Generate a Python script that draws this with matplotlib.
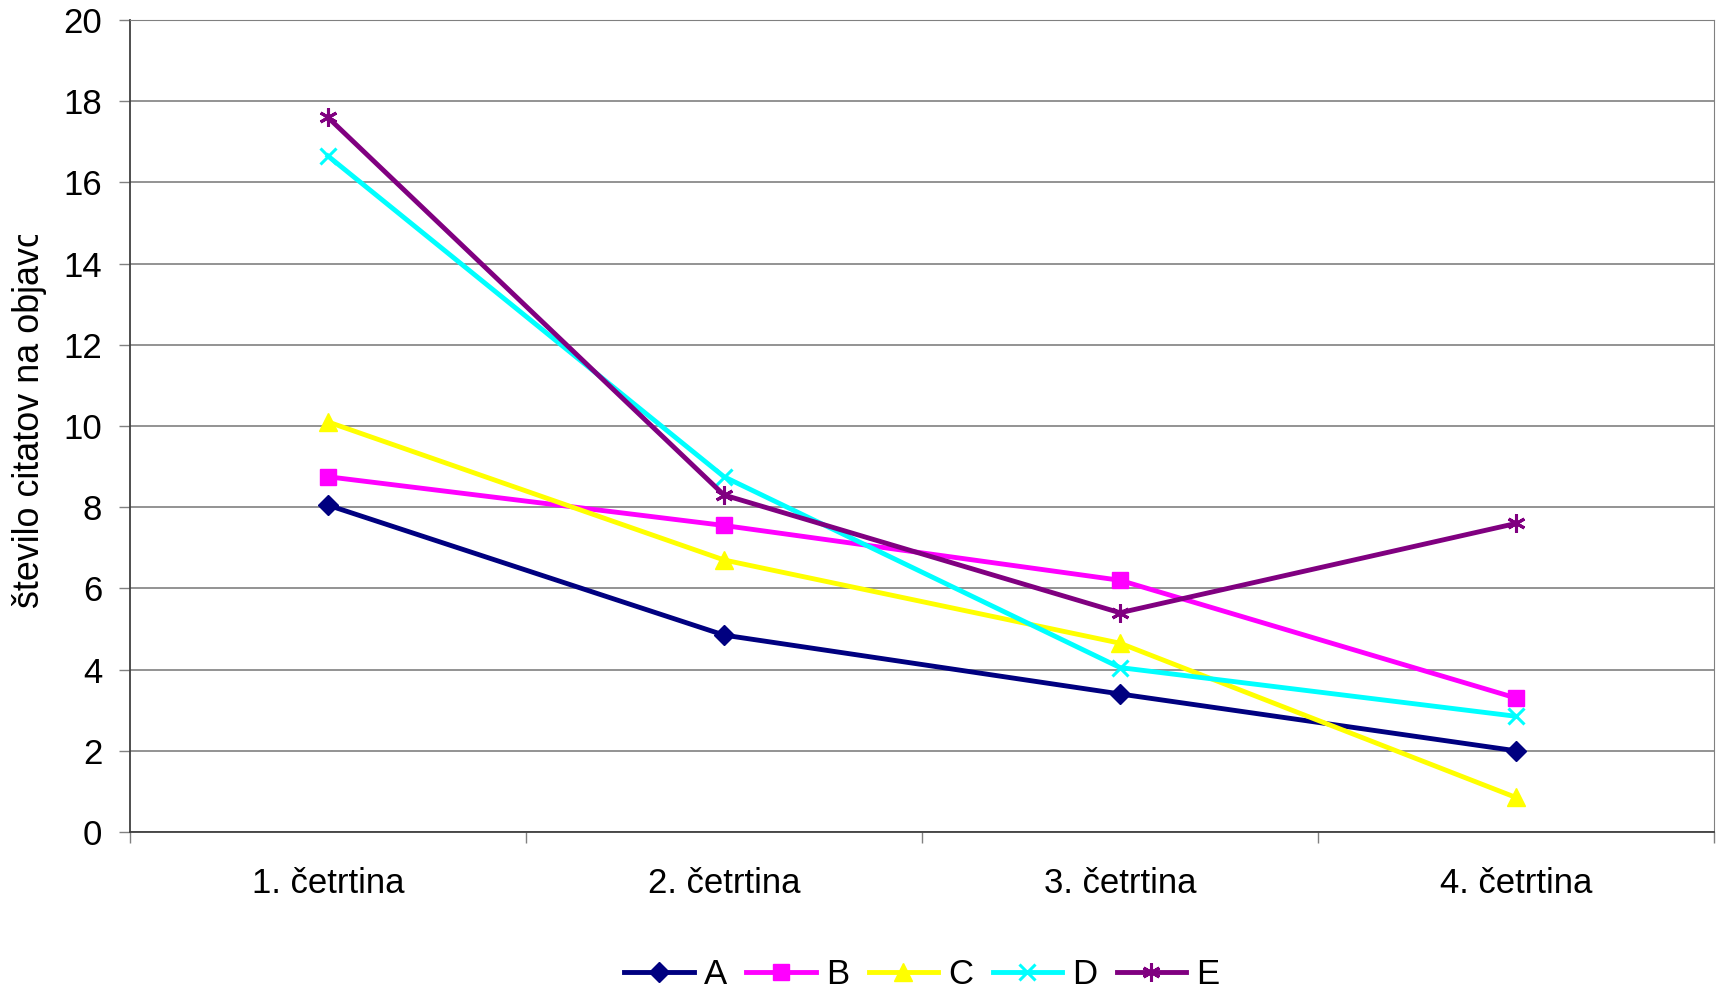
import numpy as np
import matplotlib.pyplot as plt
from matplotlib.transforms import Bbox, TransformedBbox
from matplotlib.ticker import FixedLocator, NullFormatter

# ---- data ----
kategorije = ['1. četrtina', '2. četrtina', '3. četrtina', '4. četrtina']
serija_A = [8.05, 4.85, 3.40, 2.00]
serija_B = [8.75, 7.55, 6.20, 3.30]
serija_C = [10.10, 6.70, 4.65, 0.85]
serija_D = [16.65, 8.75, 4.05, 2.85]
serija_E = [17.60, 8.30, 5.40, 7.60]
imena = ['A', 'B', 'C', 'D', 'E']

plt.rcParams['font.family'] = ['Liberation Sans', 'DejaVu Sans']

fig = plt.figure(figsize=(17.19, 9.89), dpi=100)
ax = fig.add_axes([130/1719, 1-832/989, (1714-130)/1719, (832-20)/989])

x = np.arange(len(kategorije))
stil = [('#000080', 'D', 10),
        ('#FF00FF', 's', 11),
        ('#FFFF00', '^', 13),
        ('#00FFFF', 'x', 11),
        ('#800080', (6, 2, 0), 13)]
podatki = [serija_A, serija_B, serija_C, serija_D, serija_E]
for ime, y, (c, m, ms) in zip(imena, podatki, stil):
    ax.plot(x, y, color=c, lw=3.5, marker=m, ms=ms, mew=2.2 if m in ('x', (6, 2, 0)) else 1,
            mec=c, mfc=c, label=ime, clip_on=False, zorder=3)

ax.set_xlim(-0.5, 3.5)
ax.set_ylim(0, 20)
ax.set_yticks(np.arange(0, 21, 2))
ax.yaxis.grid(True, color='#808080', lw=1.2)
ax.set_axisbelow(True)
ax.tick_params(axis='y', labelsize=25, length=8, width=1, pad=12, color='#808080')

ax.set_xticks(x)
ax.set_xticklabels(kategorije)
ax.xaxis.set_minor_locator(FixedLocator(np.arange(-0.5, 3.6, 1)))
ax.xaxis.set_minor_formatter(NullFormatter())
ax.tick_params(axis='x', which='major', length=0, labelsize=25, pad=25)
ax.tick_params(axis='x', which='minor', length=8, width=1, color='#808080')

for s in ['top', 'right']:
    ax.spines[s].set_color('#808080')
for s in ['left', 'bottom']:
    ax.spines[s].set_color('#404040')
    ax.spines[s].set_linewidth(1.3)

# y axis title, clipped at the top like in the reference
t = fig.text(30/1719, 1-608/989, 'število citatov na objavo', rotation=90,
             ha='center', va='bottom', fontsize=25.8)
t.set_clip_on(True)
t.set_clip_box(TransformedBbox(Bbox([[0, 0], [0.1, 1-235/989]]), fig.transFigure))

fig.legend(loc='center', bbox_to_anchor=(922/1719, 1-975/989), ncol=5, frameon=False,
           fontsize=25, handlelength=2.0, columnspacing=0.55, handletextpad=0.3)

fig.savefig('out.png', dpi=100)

══════════════════════════════

Repeat the material exactly as it reads, without any of its pictures.

Generate a Python script that draws this with matplotlib.
import numpy as np
import matplotlib.pyplot as plt
from matplotlib.transforms import Bbox, TransformedBbox
from matplotlib.ticker import FixedLocator, NullFormatter

# ---- data ----
kategorije = ['1. četrtina', '2. četrtina', '3. četrtina', '4. četrtina']
serija_A = [8.05, 4.85, 3.40, 2.00]
serija_B = [8.75, 7.55, 6.20, 3.30]
serija_C = [10.10, 6.70, 4.65, 0.85]
serija_D = [16.65, 8.75, 4.05, 2.85]
serija_E = [17.60, 8.30, 5.40, 7.60]
imena = ['A', 'B', 'C', 'D', 'E']

plt.rcParams['font.family'] = ['Liberation Sans', 'DejaVu Sans']

fig = plt.figure(figsize=(17.19, 9.89), dpi=100)
ax = fig.add_axes([130/1719, 1-832/989, (1714-130)/1719, (832-20)/989])

x = np.arange(len(kategorije))
stil = [('#000080', 'D', 10),
        ('#FF00FF', 's', 11),
        ('#FFFF00', '^', 13),
        ('#00FFFF', 'x', 11),
        ('#800080', (6, 2, 0), 13)]
podatki = [serija_A, serija_B, serija_C, serija_D, serija_E]
for ime, y, (c, m, ms) in zip(imena, podatki, stil):
    ax.plot(x, y, color=c, lw=3.5, marker=m, ms=ms, mew=2.2 if m in ('x', (6, 2, 0)) else 1,
            mec=c, mfc=c, label=ime, clip_on=False, zorder=3)

ax.set_xlim(-0.5, 3.5)
ax.set_ylim(0, 20)
ax.set_yticks(np.arange(0, 21, 2))
ax.yaxis.grid(True, color='#808080', lw=1.2)
ax.set_axisbelow(True)
ax.tick_params(axis='y', labelsize=25, length=8, width=1, pad=12, color='#808080')

ax.set_xticks(x)
ax.set_xticklabels(kategorije)
ax.xaxis.set_minor_locator(FixedLocator(np.arange(-0.5, 3.6, 1)))
ax.xaxis.set_minor_formatter(NullFormatter())
ax.tick_params(axis='x', which='major', length=0, labelsize=25, pad=25)
ax.tick_params(axis='x', which='minor', length=8, width=1, color='#808080')

for s in ['top', 'right']:
    ax.spines[s].set_color('#808080')
for s in ['left', 'bottom']:
    ax.spines[s].set_color('#404040')
    ax.spines[s].set_linewidth(1.3)

# y axis title, clipped at the top like in the reference
t = fig.text(30/1719, 1-608/989, 'število citatov na objavo', rotation=90,
             ha='center', va='bottom', fontsize=25.8)
t.set_clip_on(True)
t.set_clip_box(TransformedBbox(Bbox([[0, 0], [0.1, 1-235/989]]), fig.transFigure))

fig.legend(loc='center', bbox_to_anchor=(922/1719, 1-975/989), ncol=5, frameon=False,
           fontsize=25, handlelength=2.0, columnspacing=0.55, handletextpad=0.3)

fig.savefig('out.png', dpi=100)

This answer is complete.